▽

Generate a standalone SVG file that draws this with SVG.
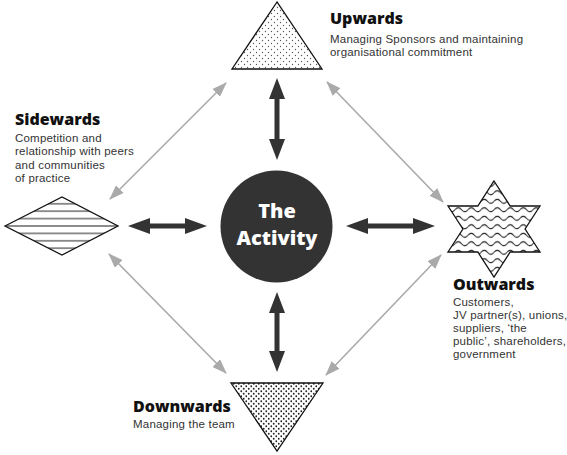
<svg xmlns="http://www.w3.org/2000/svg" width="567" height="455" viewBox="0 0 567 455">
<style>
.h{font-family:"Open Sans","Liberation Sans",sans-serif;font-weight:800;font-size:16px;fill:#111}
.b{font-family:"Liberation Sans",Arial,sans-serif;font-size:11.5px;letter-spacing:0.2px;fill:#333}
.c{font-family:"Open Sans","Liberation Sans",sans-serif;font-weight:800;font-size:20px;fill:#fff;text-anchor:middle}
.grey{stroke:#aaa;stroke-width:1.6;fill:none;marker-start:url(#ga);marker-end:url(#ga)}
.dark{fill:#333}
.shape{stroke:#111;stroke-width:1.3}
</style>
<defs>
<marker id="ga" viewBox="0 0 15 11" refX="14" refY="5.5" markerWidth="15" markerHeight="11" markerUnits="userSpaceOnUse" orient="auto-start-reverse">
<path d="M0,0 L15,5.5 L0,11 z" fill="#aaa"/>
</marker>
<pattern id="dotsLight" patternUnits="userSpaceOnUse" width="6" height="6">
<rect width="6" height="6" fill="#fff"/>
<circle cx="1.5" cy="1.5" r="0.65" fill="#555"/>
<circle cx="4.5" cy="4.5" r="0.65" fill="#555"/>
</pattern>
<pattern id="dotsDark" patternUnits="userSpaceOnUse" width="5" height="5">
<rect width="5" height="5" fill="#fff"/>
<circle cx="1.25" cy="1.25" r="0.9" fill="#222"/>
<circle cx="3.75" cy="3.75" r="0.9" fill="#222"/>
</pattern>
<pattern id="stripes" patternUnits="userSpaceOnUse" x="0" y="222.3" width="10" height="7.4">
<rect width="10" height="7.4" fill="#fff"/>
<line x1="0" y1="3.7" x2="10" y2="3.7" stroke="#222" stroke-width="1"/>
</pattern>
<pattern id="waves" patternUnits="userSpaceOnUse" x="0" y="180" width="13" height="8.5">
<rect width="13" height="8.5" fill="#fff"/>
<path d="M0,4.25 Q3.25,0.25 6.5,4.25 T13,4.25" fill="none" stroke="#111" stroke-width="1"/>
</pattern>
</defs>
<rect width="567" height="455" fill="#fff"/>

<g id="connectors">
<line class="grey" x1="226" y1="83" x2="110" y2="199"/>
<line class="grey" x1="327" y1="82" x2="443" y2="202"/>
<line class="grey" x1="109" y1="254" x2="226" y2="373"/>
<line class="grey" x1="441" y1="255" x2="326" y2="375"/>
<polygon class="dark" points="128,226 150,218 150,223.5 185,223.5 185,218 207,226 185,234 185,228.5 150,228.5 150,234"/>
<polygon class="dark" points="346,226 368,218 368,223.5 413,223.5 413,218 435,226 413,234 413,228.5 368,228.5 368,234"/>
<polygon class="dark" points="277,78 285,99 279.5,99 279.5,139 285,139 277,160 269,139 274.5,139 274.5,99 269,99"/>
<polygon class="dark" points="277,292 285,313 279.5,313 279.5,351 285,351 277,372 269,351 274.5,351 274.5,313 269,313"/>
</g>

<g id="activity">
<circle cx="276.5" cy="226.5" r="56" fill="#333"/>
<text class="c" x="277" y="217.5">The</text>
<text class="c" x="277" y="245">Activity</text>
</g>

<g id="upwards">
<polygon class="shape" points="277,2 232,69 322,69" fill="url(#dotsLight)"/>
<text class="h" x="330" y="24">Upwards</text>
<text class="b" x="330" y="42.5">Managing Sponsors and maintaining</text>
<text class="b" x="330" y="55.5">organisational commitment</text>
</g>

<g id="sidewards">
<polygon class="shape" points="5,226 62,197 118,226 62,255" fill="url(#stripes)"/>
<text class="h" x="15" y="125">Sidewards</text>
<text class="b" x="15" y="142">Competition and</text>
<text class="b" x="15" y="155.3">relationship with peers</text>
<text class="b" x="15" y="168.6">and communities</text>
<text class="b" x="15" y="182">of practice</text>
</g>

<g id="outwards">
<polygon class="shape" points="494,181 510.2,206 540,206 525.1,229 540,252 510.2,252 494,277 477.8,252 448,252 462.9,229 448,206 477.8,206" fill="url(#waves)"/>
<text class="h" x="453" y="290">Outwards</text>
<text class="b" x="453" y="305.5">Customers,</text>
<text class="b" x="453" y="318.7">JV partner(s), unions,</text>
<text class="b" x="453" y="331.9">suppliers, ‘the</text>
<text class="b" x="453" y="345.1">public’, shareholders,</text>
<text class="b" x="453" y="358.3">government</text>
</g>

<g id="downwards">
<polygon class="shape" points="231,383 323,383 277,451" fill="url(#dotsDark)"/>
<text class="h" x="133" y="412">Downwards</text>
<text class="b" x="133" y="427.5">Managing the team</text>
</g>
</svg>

△

- [Aim]
Transcribe all of the material exactly, leaving out whatever pictures it contains.

- [Task output]
Generate a standalone SVG file that draws this with SVG.
<svg xmlns="http://www.w3.org/2000/svg" width="567" height="455" viewBox="0 0 567 455">
<style>
.h{font-family:"Open Sans","Liberation Sans",sans-serif;font-weight:800;font-size:16px;fill:#111}
.b{font-family:"Liberation Sans",Arial,sans-serif;font-size:11.5px;letter-spacing:0.2px;fill:#333}
.c{font-family:"Open Sans","Liberation Sans",sans-serif;font-weight:800;font-size:20px;fill:#fff;text-anchor:middle}
.grey{stroke:#aaa;stroke-width:1.6;fill:none;marker-start:url(#ga);marker-end:url(#ga)}
.dark{fill:#333}
.shape{stroke:#111;stroke-width:1.3}
</style>
<defs>
<marker id="ga" viewBox="0 0 15 11" refX="14" refY="5.5" markerWidth="15" markerHeight="11" markerUnits="userSpaceOnUse" orient="auto-start-reverse">
<path d="M0,0 L15,5.5 L0,11 z" fill="#aaa"/>
</marker>
<pattern id="dotsLight" patternUnits="userSpaceOnUse" width="6" height="6">
<rect width="6" height="6" fill="#fff"/>
<circle cx="1.5" cy="1.5" r="0.65" fill="#555"/>
<circle cx="4.5" cy="4.5" r="0.65" fill="#555"/>
</pattern>
<pattern id="dotsDark" patternUnits="userSpaceOnUse" width="5" height="5">
<rect width="5" height="5" fill="#fff"/>
<circle cx="1.25" cy="1.25" r="0.9" fill="#222"/>
<circle cx="3.75" cy="3.75" r="0.9" fill="#222"/>
</pattern>
<pattern id="stripes" patternUnits="userSpaceOnUse" x="0" y="222.3" width="10" height="7.4">
<rect width="10" height="7.4" fill="#fff"/>
<line x1="0" y1="3.7" x2="10" y2="3.7" stroke="#222" stroke-width="1"/>
</pattern>
<pattern id="waves" patternUnits="userSpaceOnUse" x="0" y="180" width="13" height="8.5">
<rect width="13" height="8.5" fill="#fff"/>
<path d="M0,4.25 Q3.25,0.25 6.5,4.25 T13,4.25" fill="none" stroke="#111" stroke-width="1"/>
</pattern>
</defs>
<rect width="567" height="455" fill="#fff"/>

<g id="connectors">
<line class="grey" x1="226" y1="83" x2="110" y2="199"/>
<line class="grey" x1="327" y1="82" x2="443" y2="202"/>
<line class="grey" x1="109" y1="254" x2="226" y2="373"/>
<line class="grey" x1="441" y1="255" x2="326" y2="375"/>
<polygon class="dark" points="128,226 150,218 150,223.5 185,223.5 185,218 207,226 185,234 185,228.5 150,228.5 150,234"/>
<polygon class="dark" points="346,226 368,218 368,223.5 413,223.5 413,218 435,226 413,234 413,228.5 368,228.5 368,234"/>
<polygon class="dark" points="277,78 285,99 279.5,99 279.5,139 285,139 277,160 269,139 274.5,139 274.5,99 269,99"/>
<polygon class="dark" points="277,292 285,313 279.5,313 279.5,351 285,351 277,372 269,351 274.5,351 274.5,313 269,313"/>
</g>

<g id="activity">
<circle cx="276.5" cy="226.5" r="56" fill="#333"/>
<text class="c" x="277" y="217.5">The</text>
<text class="c" x="277" y="245">Activity</text>
</g>

<g id="upwards">
<polygon class="shape" points="277,2 232,69 322,69" fill="url(#dotsLight)"/>
<text class="h" x="330" y="24">Upwards</text>
<text class="b" x="330" y="42.5">Managing Sponsors and maintaining</text>
<text class="b" x="330" y="55.5">organisational commitment</text>
</g>

<g id="sidewards">
<polygon class="shape" points="5,226 62,197 118,226 62,255" fill="url(#stripes)"/>
<text class="h" x="15" y="125">Sidewards</text>
<text class="b" x="15" y="142">Competition and</text>
<text class="b" x="15" y="155.3">relationship with peers</text>
<text class="b" x="15" y="168.6">and communities</text>
<text class="b" x="15" y="182">of practice</text>
</g>

<g id="outwards">
<polygon class="shape" points="494,181 510.2,206 540,206 525.1,229 540,252 510.2,252 494,277 477.8,252 448,252 462.9,229 448,206 477.8,206" fill="url(#waves)"/>
<text class="h" x="453" y="290">Outwards</text>
<text class="b" x="453" y="305.5">Customers,</text>
<text class="b" x="453" y="318.7">JV partner(s), unions,</text>
<text class="b" x="453" y="331.9">suppliers, ‘the</text>
<text class="b" x="453" y="345.1">public’, shareholders,</text>
<text class="b" x="453" y="358.3">government</text>
</g>

<g id="downwards">
<polygon class="shape" points="231,383 323,383 277,451" fill="url(#dotsDark)"/>
<text class="h" x="133" y="412">Downwards</text>
<text class="b" x="133" y="427.5">Managing the team</text>
</g>
</svg>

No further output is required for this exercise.